Forse sarebbe meglio se il ministro lasciasse ad altri il compito di tessere le lodi della sua politica, limitandosi a precisare quale sarà la portata del suo successo nei prossimi mesi. Come ha dichiarato lo stesso ministro: “Abbiamo bisogno di una valutazione pratica del nostro potenziale e delle nostre possibilità di azione”.

Un discorso peraltro non molto lucido, perché se il paese dovesse andare incontro a una cattiva sorpresa, per esempio a una forte riduzione nel futuro bilancio comunitario dei fondi destinati alla Polonia, la propaganda sui successi futuri finirebbe per rivoltarsi contro il suo artefice. Si ricorda come anche il presidente Sarkozy abbia offerto visioni molto ottimistiche del futuro, che poi non si sono realizzate. Per questo oggi paga un prezzo molto salato.

Analisi

Al tavolo dei grandi

“Bisogna leggere e interpretare” cosa ha detto Sikorski davanti alla Dieta polacca, scrive Le Monde. Il quotidiano francese ritiene che questo discorso

consacra il nuovo ruolo della Polonia nell’Ue; testimonia una visione dell’Europa e della sua periferia che non si ritrova nella classe politica francese, troppo concentrata su sé stessa. L'integrazione auspicata da Varsavia vuole distanziarsi dal “federalismo utopico”. Per Sikorski non bisogna creare un “grande stato burocratico”. La Polonia crede nella fusione delle cariche di presidente della Commissione europea e di presidente del Consiglio, eletto dal parlamento o a suffragio universale.

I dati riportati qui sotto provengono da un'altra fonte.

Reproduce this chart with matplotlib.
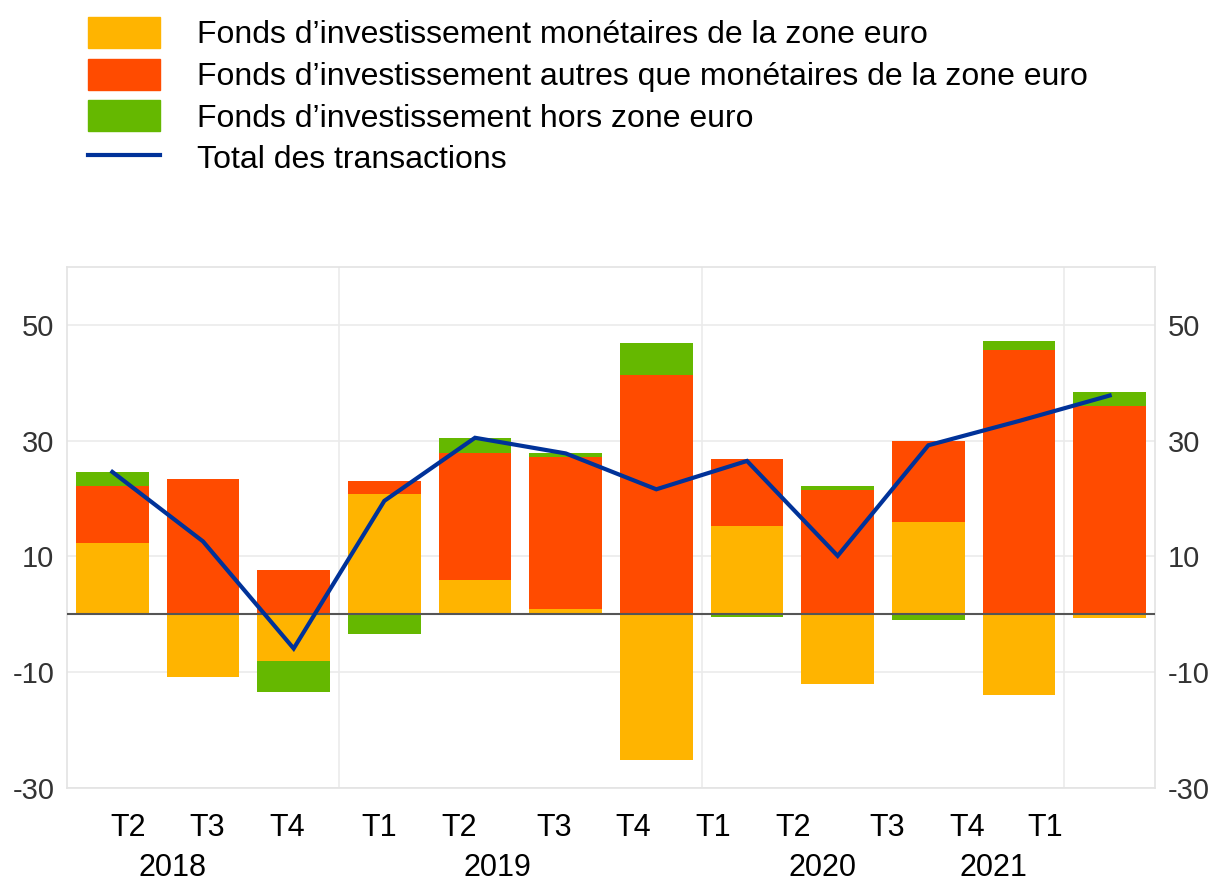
import numpy as np
import matplotlib
matplotlib.use("Agg")
import matplotlib.pyplot as plt
from matplotlib.patches import Patch
from matplotlib.lines import Line2D

plt.rcParams['font.family'] = ['Liberation Sans', 'DejaVu Sans']

# quarterly values, Q2 2018 .. Q1 2021
quarters = ['T2', 'T3', 'T4', 'T1', 'T2', 'T3', 'T4', 'T1', 'T2', 'T3', 'T4', 'T1']
years = ['2018', '2019', '2020', '2021']
monetaires = [12.4, -10.8, -8.0, 20.8, 6.0, 0.9, -25.2, 15.3, -12.1, 16.0, -14.0, -0.6]
autres = [9.7, 23.4, 7.7, 2.2, 21.9, 26.3, 41.4, 11.6, 21.4, 13.9, 45.7, 36.0]
hors_zone = [2.5, 0.0, -5.5, -3.4, 2.5, 0.6, 5.5, -0.5, 0.8, -1.0, 1.6, 2.4]
total = [24.6, 12.6, -5.9, 19.6, 30.5, 27.8, 21.6, 26.5, 10.1, 29.2, 33.4, 37.8]

labels = ["Fonds d\u2019investissement monétaires de la zone euro",
          "Fonds d\u2019investissement autres que monétaires de la zone euro",
          "Fonds d\u2019investissement hors zone euro",
          "Total des transactions"]
colors = ['#FFB400', '#FF4B00', '#65B800']
line_color = '#003299'

# where the labels were put on the original picture (pixels)
quarter_px = [128, 207, 287, 379, 459, 554, 633, 713, 793, 887, 967, 1045]
year_px = [172, 497, 823, 993]

W, H = 1211, 881
fig = plt.figure(figsize=(W / 100, H / 100), dpi=100)
ax = fig.add_axes([67 / W, 1 - 788 / H, (1155 - 67) / W, (788 - 267) / H])

x = np.arange(len(quarters))
pos_bottom = np.zeros(len(x))
neg_bottom = np.zeros(len(x))
for series, c in zip([monetaires, autres, hors_zone], colors):
    v = np.array(series)
    bottom = np.where(v >= 0, pos_bottom, neg_bottom)
    ax.bar(x, v, bottom=bottom, width=0.8, color=c, zorder=2)
    pos_bottom += np.where(v >= 0, v, 0)
    neg_bottom += np.where(v < 0, v, 0)

ax.plot(x, total, color=line_color, lw=3, zorder=4, solid_joinstyle='miter')
ax.axhline(0, color='#555555', lw=1.5, zorder=3)

ax.set_xlim(-0.5, 11.5)
ax.set_ylim(-30, 60)
yt = [-30, -10, 10, 30, 50]
ax.set_yticks(yt)
ax.set_yticklabels([str(t) for t in yt])
for t in yt:
    ax.axhline(t, color='#ebebeb', lw=1.2, zorder=0)
for xv in [2.5, 6.5, 10.5]:
    ax.axvline(xv, color='#ebebeb', lw=1.2, zorder=0)
ax.set_xticks([])
ax.tick_params(axis='y', length=0, labelsize=21, colors='#333333', pad=9,
               right=True, labelright=True)
for s in ax.spines.values():
    s.set_color('#e3e3e3')
    s.set_linewidth(1.2)

for q, px in zip(quarters, quarter_px):
    fig.text(px / W, 1 - 828 / H, q, ha='center', va='center', fontsize=22)
for yr, px in zip(years, year_px):
    fig.text(px / W, 1 - 868 / H, yr, ha='center', va='center', fontsize=22)

handles = [Patch(color=c) for c in colors] + [Line2D([0], [0], color=line_color, lw=3)]
fig.legend(handles, labels, loc='upper left', bbox_to_anchor=(88 / W, 1 - 17 / H),
           frameon=False, fontsize=23, handlelength=2.25, handleheight=1.12,
           handletextpad=1.15, labelspacing=0.26, borderaxespad=0, borderpad=0)

fig.savefig('out.png', dpi=100)
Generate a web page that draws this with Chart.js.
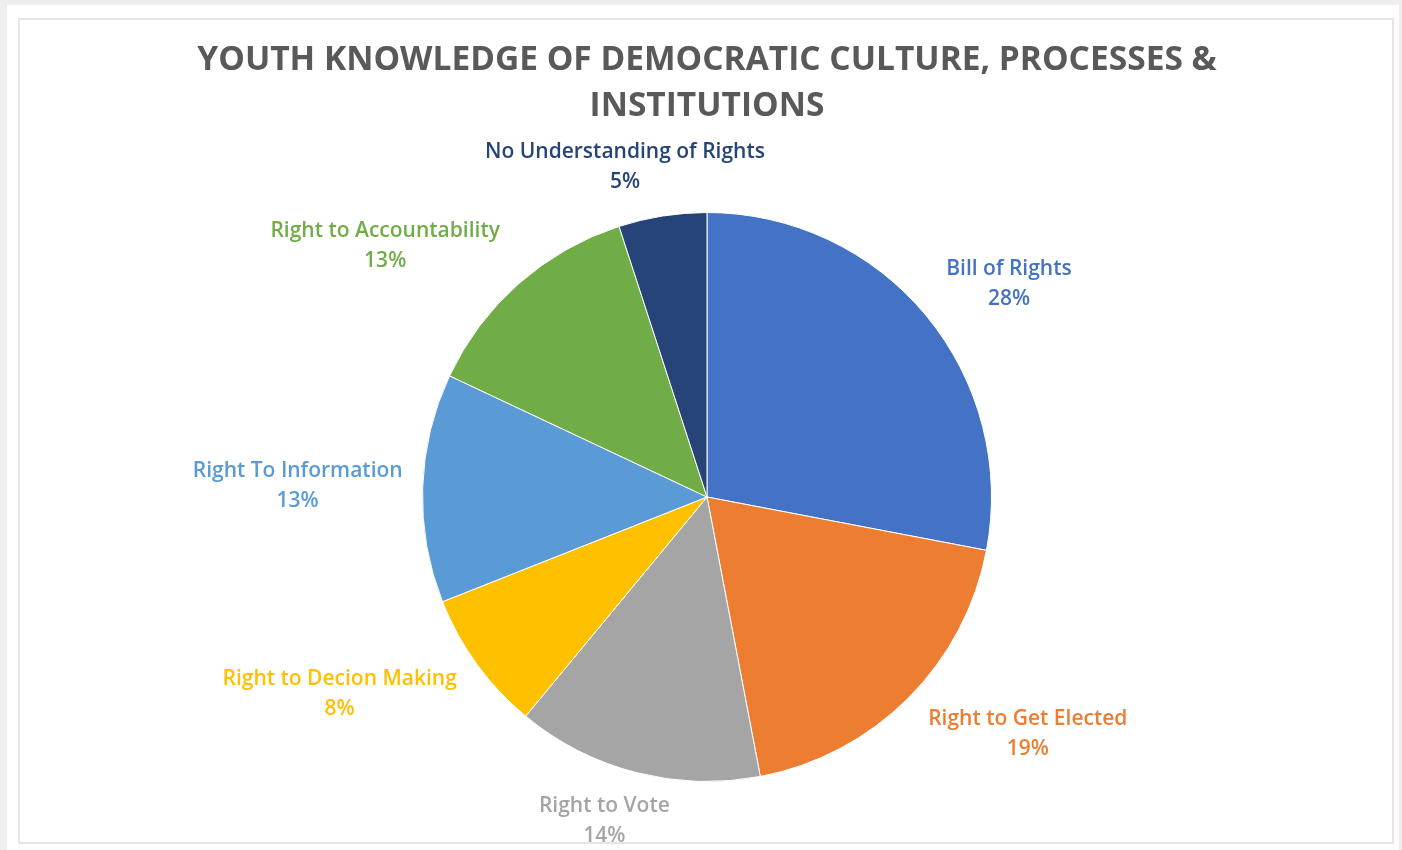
<!DOCTYPE html>
<html>
<head>
<meta charset="utf-8">
<script src="https://cdn.jsdelivr.net/npm/chart.js@4"></script>
<style>
  html, body { margin: 0; padding: 0; width: 1402px; height: 850px; overflow: hidden; background: #efeeec; }
  #sheet { position: absolute; left: 7px; top: 5px; width: 1392px; height: 845px; background: #ffffff; }
  #frame { position: absolute; left: 18px; top: 18px; width: 1372px; height: 822px; border: 2px solid #e6e6e6; background: #ffffff; }
  #wrap { position: absolute; left: 0; top: 0; width: 1402px; height: 850px; }
</style>
</head>
<body>
<div id="sheet"></div>
<div id="frame"></div>
<div id="wrap"><canvas id="c" width="1402" height="850"></canvas></div>
<script>
const titleLines = ['YOUTH KNOWLEDGE OF DEMOCRATIC CULTURE, PROCESSES &', 'INSTITUTIONS'];
const categories = ['Bill of Rights', 'Right to Get Elected', 'Right to Vote', 'Right to Decion Making',
                    'Right To Information', 'Right to Accountability', 'No Understanding of Rights'];
const values = [28, 19, 14, 8, 13, 13, 5];
const sliceColors = ['#4472C4', '#ED7D31', '#A5A5A5', '#FFC000', '#5B9BD5', '#70AD47', '#264478'];
const labelColors = ['#4472C4', '#ED7D31', '#A5A5A5', '#FFC000', '#5B9BD5', '#70AD47', '#264478'];

const labelFont = '600 21px "Open Sans", "DejaVu Sans", sans-serif';

const outsideLabels = {
  id: 'outsideLabels',
  afterDatasetsDraw(chart) {
    const ctx = chart.ctx;
    const meta = chart.getDatasetMeta(0);
    ctx.save();
    ctx.font = labelFont;
    ctx.textAlign = 'center';
    ctx.textBaseline = 'middle';
    meta.data.forEach((arc, i) => {
      const p = arc.getProps(['x', 'y', 'startAngle', 'endAngle', 'outerRadius'], true);
      const a = (p.startAngle + p.endAngle) / 2;
      const c = Math.cos(a), s = Math.sin(a);
      const ax = p.x + c * p.outerRadius;
      const ay = p.y + s * p.outerRadius;
      const line1 = chart.data.labels[i];
      const line2 = chart.data.datasets[0].data[i] + '%';
      const w = Math.max(ctx.measureText(line1).width, ctx.measureText(line2).width);
      const k = Math.max(-1, Math.min(1, c * 1.5));
      const cx = ax + k * (w / 2 + 20);
      const cy = ay + s * 50;
      ctx.fillStyle = labelColors[i];
      ctx.fillText(line1, cx, cy - 15);
      ctx.fillText(line2, cx, cy + 15);
    });
    ctx.restore();
  }
};

new Chart(document.getElementById('c'), {
  type: 'pie',
  data: {
    labels: categories,
    datasets: [{
      data: values,
      backgroundColor: sliceColors,
      borderColor: '#ffffff',
      borderWidth: 1,
      hoverBorderWidth: 1
    }]
  },
  options: {
    responsive: false,
    animation: false,
    layout: { padding: { top: 20, left: 20, right: 8, bottom: 68 } },
    plugins: {
      legend: { display: false },
      tooltip: { enabled: false },
      title: {
        display: true,
        text: titleLines,
        color: '#595959',
        font: { family: '"Open Sans", "DejaVu Sans", sans-serif', size: 33.5, weight: '700', lineHeight: '46px' },
        padding: { top: 17, bottom: 83 }
      }
    }
  },
  plugins: [outsideLabels]
});
</script>
</body>
</html>
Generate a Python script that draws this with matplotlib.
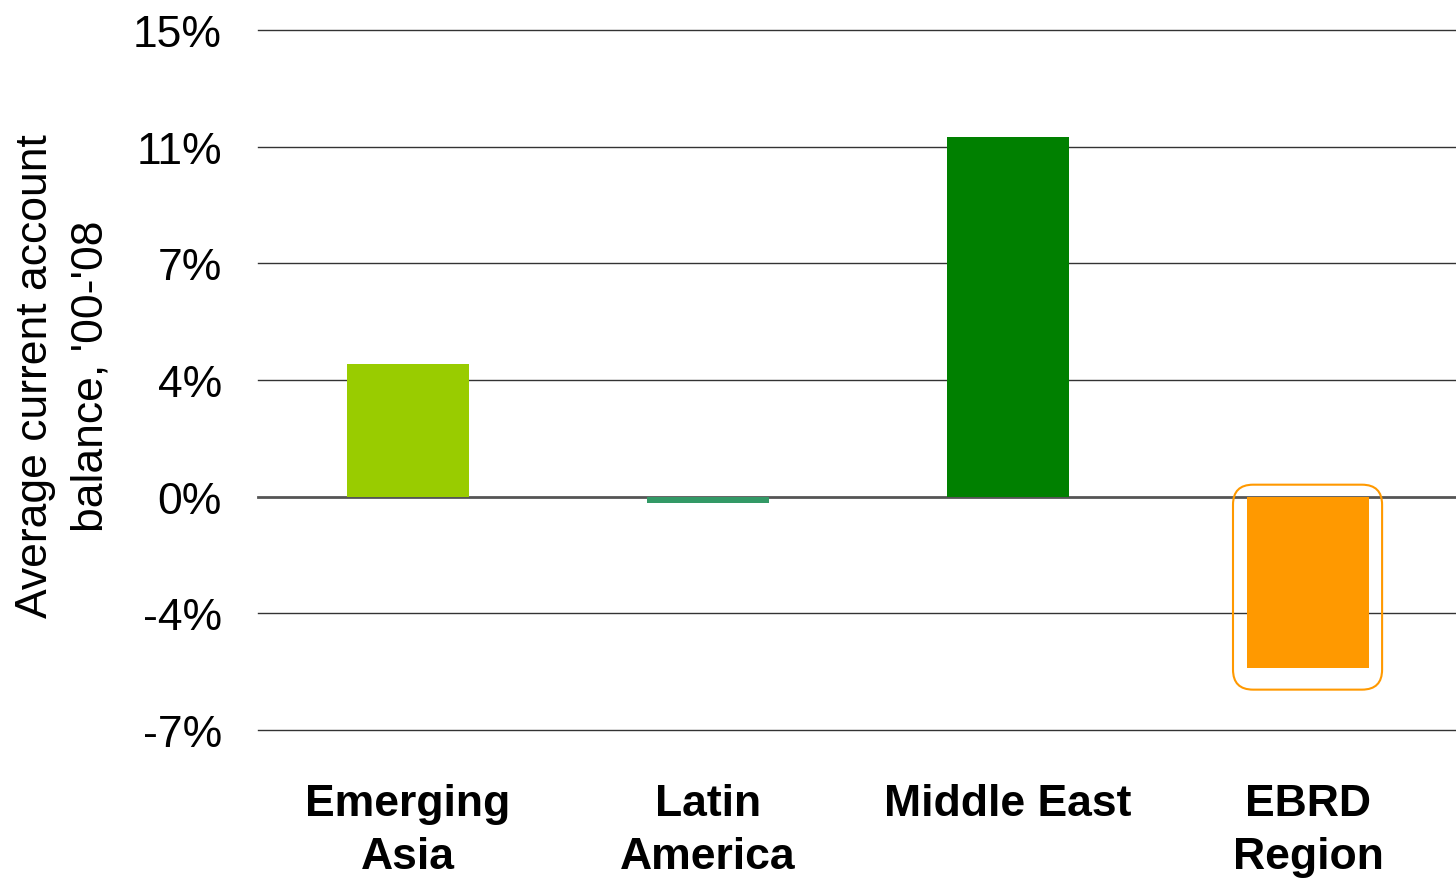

Varsavia, osserva Le Monde, ha operato “un avvicinamento vertiginoso con la Germania da un punto di vista storico”, si presenta come “paladina di un bilancio virtuoso” e conduce una “politica più disinibita, simboleggiata dalla sua collaborazione orientale con la Svezia in direzione dei paesi post-sovietici”; Insomma, la Polonia si presenta come “nuovo grande d’Europa”.